Event: Voices of Angels: The Twelve Days of Christmas
Dates: 16 & 17 December, 7pm
Venue: City Recital Hall
Price: Tickets from $50 + bf
Recognised as a leading conductor of choirs in Australia, Sam Allchurch is Associate Artistic Director at Gondwana Choirs, where he works closely with Lyn Williams AM. He directs the Young Men’s Choir and works with Gondwana’s treble ensembles, having prepared them for performances with the Sydney Symphony Orchestra and Opera Australia. Sam played a key role in presenting the Gondwana World Choral Festival in July 2019.
In 2019, Sam Allchurch succeeded the late Richard Gill AO as Music Director of the Sydney Chamber Choir, and leads the ensemble in three subscription concerts incorporating music from the fifteenth century to today. In September 2018, Sam was appointed Director of Music of Christ Church St Laurence, where he conducts the choir which dates back to 1845. This choir sings music of the Anglican choral tradition within the services offered each week within the historic church, including high mass and choral evensong every Sunday and for festivals of the church’s year.

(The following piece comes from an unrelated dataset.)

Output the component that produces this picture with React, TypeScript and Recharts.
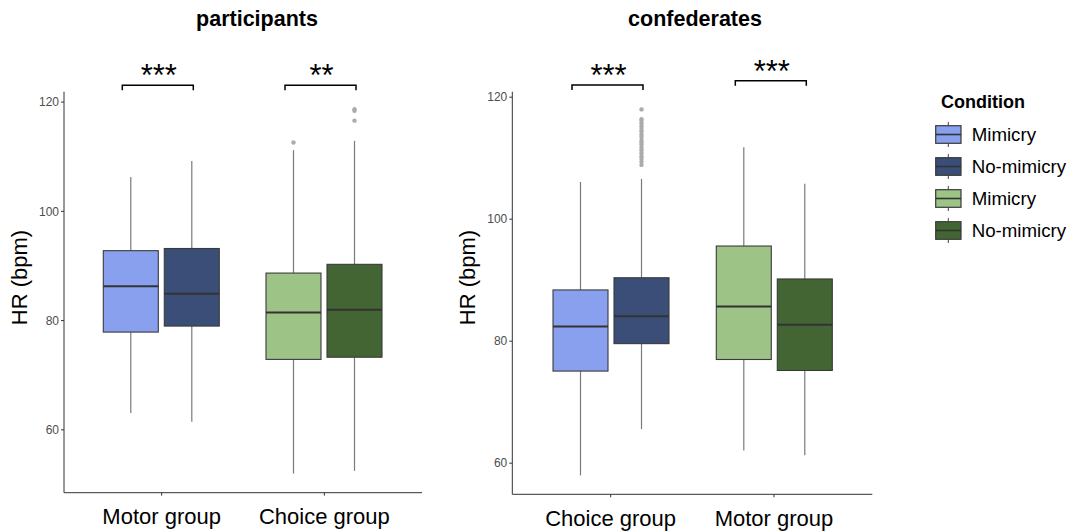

Recent guest appearances include City Recital Hall’s Flash Mob Choir, Festival of Voices (2019) and the Combined Schools Music Festival (2017), Sam holds a Bachelor of Music from the University of Melbourne and a Master in Music (Choral Studies) from the University of Cambridge. His studies in Cambridge with Geoffrey Webber and Stephen Layton were supported by a scholarship from the Bill and Melinda Gates Foundation.